Not to make any disparaging comments about any technicians on this forum (that do this), but I don't think a technician that trouble shoots a design like that is qualified to be a technician.

Suppose the problem is a stuck output due to a fault in the chip or maybe a ground short on the pin. Now you are just having another part get potentially damaged trying to drive that ground to a high logic level. Besides that the only way to make sure you have a good connection is to solder the piggy back part onto the other part (note this only works for DIP and maybe PLCC, LLC, and gull wing type packages, i.e. those with leads, forget about BGAs).

The best technicians I've worked with, would ohm everything out, and use a scope probe to look at the signals coming out of the chip, if they are sure it's the part that is faulty and not some external short, then they would remove the part and check the board again, before putting a new part on the board, if that fixes the problem they would check the removed part for failure and if it's still a broken part send it over to the group that does failure analysis.
 

So the piggy backing technique wouldn't work when troubleshooting TTL and CMOS logic boards?

Any reasons why it won't work?
 

It might work for a small subset of problems, but it is a poor way of debugging anything. It is probably right up there with shotgunning a design (randomly replacing parts until the board works).
 

Do you think it will damage the piggyback IC chip also? or the logic states of the piggyback IC and the bad IC on the bottom with be fighting logic states?

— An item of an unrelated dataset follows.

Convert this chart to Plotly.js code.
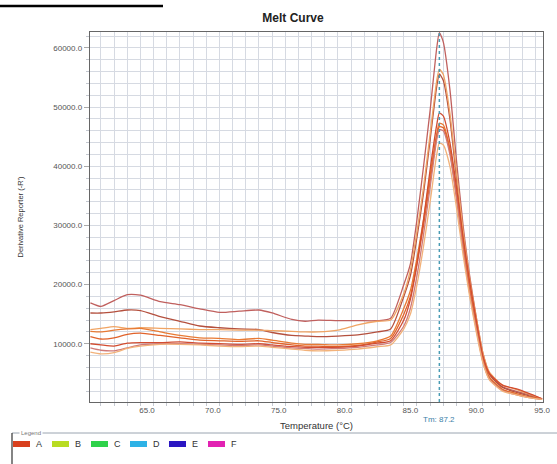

If there is a short to ground or short to VCC , the piggyback IC will get damaged right?
 

Smells like Walters again right?

In the '60ies I worked with a pretty big office computer that had a built in printer. Many of them jammed when the paper was pulled out before the page was printed. I fixed them by piggy-backing another DTL logic IC on top of an existing DTL logic IC and made one trace cut and one jumper was added. Basically I added some logic but the added IC did not fight with the existing IC. The management of the company I worked for compensated me for my quick fix that worked perfectly.
 

You piggybacked another IC to ADD and modify the circuit

I'm talking about piggybacking that is a troubleshooting technique to isolate which logic chip is the problem on a TTL or CMOS logic board. To to just solder an IC ontop of another IC to modify a circuit that is different subject matter. I have done that many times because there is no room on a pcb board. companies do that all the time, don't feel special!!!